A group of US attorneys general has urged the Food and Drug Administration (FDA) to deny premarket tobacco product applications (PMTAs) for vaping products and to take “swift, effective measures to protect America’s youth”.
AGs from 31 states have written to acting FDA commissioner Janet Woodcock calling on the federal agency to ban all non-tobacco flavours, including menthol, from e-cigarette products and limit nicotine concentration.
“The FDA should act now to curb ever-higher levels of nicotine by limiting the nicotine strengths of all products and can immediately effectuate this goal by denying all PMTAs for products containing high levels of nicotine,” the letter reads.
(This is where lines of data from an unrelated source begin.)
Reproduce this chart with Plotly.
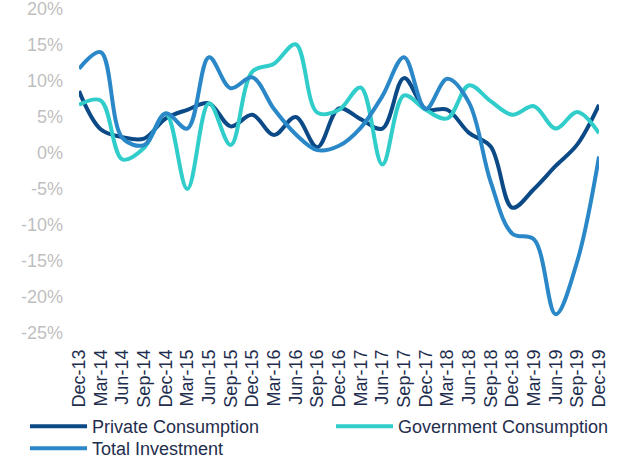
import plotly.graph_objects as go

quarters = ["Dec-13", "Mar-14", "Jun-14", "Sep-14", "Dec-14", "Mar-15", "Jun-15", "Sep-15",
            "Dec-15", "Mar-16", "Jun-16", "Sep-16", "Dec-16", "Mar-17", "Jun-17", "Sep-17",
            "Dec-17", "Mar-18", "Jun-18", "Sep-18", "Dec-18", "Mar-19", "Jun-19", "Sep-19", "Dec-19"]

private_consumption = [8.6, 3.3, 2.2, 2.0, 4.8, 6.0, 6.9, 3.7, 5.3, 2.5, 5.0, 0.8, 6.2, 4.7, 3.4,
                       10.4, 6.1, 6.0, 2.8, 0.9, -7.6, -5.0, -1.8, 1.2, 6.7]
government_consumption = [6.7, 7.3, -0.9, 0.7, 5.5, -5.0, 6.9, 1.1, 11.3, 12.4, 15.1, 5.6, 6.0,
                          9.1, -1.6, 8.0, 6.0, 4.8, 9.4, 7.2, 5.3, 6.5, 3.4, 5.7, 2.75]
total_investment = [11.7, 14.0, 2.1, 1.1, 5.5, 3.4, 13.3, 9.0, 10.5, 6.1, 2.6, 0.4, 1.0, 3.5, 7.9,
                    13.3, 6.1, 10.3, 7.0, -4.0, -11.2, -12.0, -22.4, -15.0, -0.5]

y_ticks = [20, 15, 10, 5, 0, -5, -10, -15, -20, -25]

series = [
    ("Private Consumption", private_consumption, "#0B4A86", "legend"),
    ("Government Consumption", government_consumption, "#30CDCB", "legend2"),
    ("Total Investment", total_investment, "#2A87C8", "legend3"),
]

FONT = "Arial, Liberation Sans, sans-serif"
NAVY_TEXT = "#1F2E4E"

x_idx = list(range(len(quarters)))

fig = go.Figure()
for name, vals, color, lg in series:
    fig.add_trace(go.Scatter(
        x=x_idx, y=vals, name=name, mode="lines", legend=lg,
        line=dict(color=color, width=4, shape="spline", smoothing=1.0),
        hoverinfo="skip",
    ))

ymin, ymax = min(y_ticks), max(y_ticks)
zero_frac = (0 - ymin) / (ymax - ymin)

W, H = 626, 460


def legend_box(px_x, px_top):
    return dict(
        xref="container", yref="container",
        x=px_x / W, y=1 - px_top / H, xanchor="left", yanchor="top",
        font=dict(family=FONT, size=18, color=NAVY_TEXT),
        itemwidth=57, bgcolor="rgba(0,0,0,0)", borderwidth=0,
    )


fig.update_layout(
    width=W, height=H,
    margin=dict(l=79, r=27, t=9, b=127, autoexpand=False),
    paper_bgcolor="white", plot_bgcolor="white",
    font=dict(family=FONT, size=18, color=NAVY_TEXT),
    showlegend=True,
    legend=legend_box(25, 408),
    legend2=legend_box(331, 408),
    legend3=legend_box(25, 430),
    xaxis=dict(
        range=[0, 24], tickmode="array", tickvals=x_idx, ticktext=quarters,
        tickangle=-90, showgrid=False, zeroline=False, showline=False,
        ticks="", ticklabelstandoff=12, automargin=False,
        tickfont=dict(family=FONT, size=18, color=NAVY_TEXT),
    ),
    xaxis2=dict(
        range=[0, 24], overlaying="x", anchor="free", position=zero_frac,
        tickmode="array", tickvals=x_idx, showticklabels=False,
        showline=True, linecolor="#D9D9D9", linewidth=1,
        ticks="outside", ticklen=5, tickcolor="#D9D9D9", tickwidth=1,
        showgrid=False, zeroline=False, layer="below traces",
    ),
    yaxis=dict(
        range=[ymin, ymax], tickmode="array", tickvals=y_ticks,
        ticktext=[f"{v}%" for v in y_ticks],
        showgrid=False, zeroline=False, showline=False, ticks="",
        ticklabelstandoff=15, ticklabeloverflow="allow", automargin=False,
        tickfont=dict(family=FONT, size=18, color="#BFBFBF"),
    ),
)

fig.write_html(
    "out.html",
    config={"displayModeBar": False, "staticPlot": True},
    post_script="document.body.style.margin='0px'; document.body.style.overflow='hidden';",
)
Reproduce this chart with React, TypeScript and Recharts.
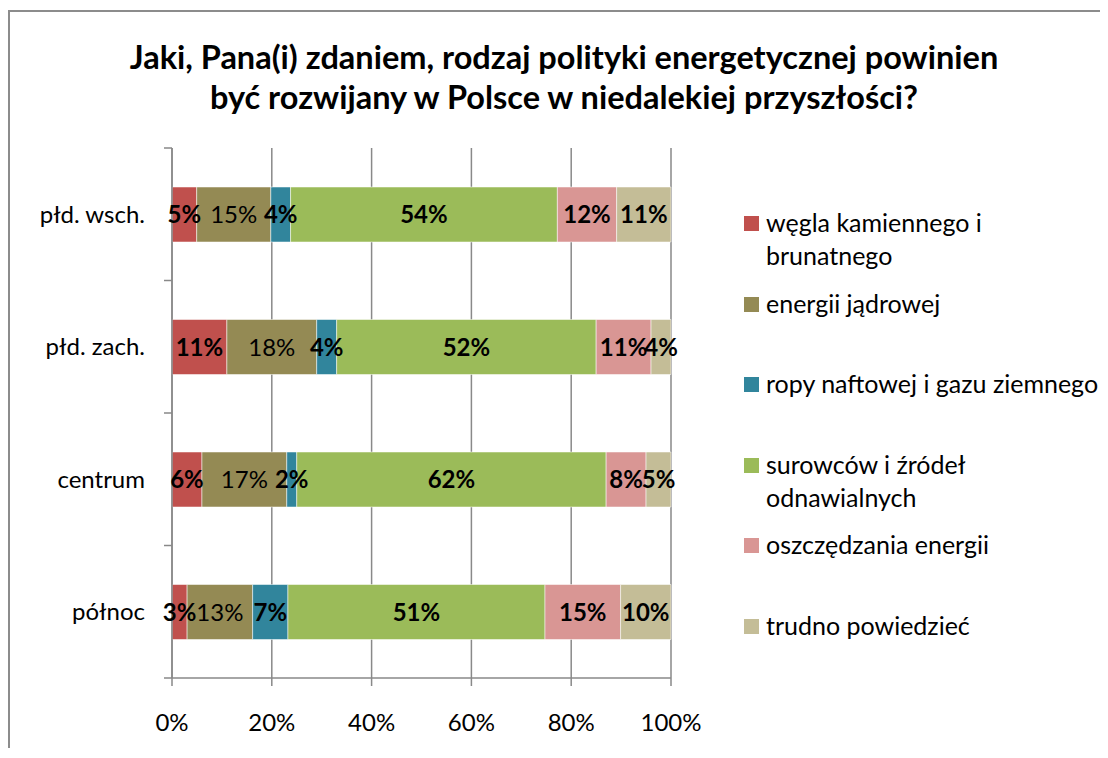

Manufacturers have ‘taken advantage’ of light regulation
Although the attorneys general do not suggest any specific cap, they mention as an example the 20 mg per ml limit that currently applies in the UK and EU.
They also warn that the manufacturers of new nicotine products have taken advantage of the limited number of applicable restrictions and say that as a consequence “these products are still permitted to be sold in a virtually unlimited variety of flavors and are marketed in ways that directly appeal to youth”.
The AGs also called on the FDA to impose on e-cigs the same marketing restrictions that already apply to combustible cigarettes.
“The FDA should closely examine the digital marketing landscape, including website advertising and the use of social media platforms popular with young people, such as Instagram, Snapchat, and TikTok,” the letter adds.
It also suggests that the FDA should require “effective age-verification” for access to promotional material on the internet and on social media.
What This Means: The letter from the attorneys general – between them representing well over half the states in the US – comes at a key time in the FDA’s PMTA process, with 1.5m applications still awaiting approval and a few days after the agency rejected 4.5m submissions from a single manufacturer.
It is not known whether the FDA will take the AGs’ views into account as it continues the process of evaluating the remaining PMTAs, but the attorneys have accused the agency of a “disparity” between the ways it treats e-cigarettes and combustibles and of allowing “an explosion of growth in e-cigarette use and nicotine addiction, especially amongst youth”.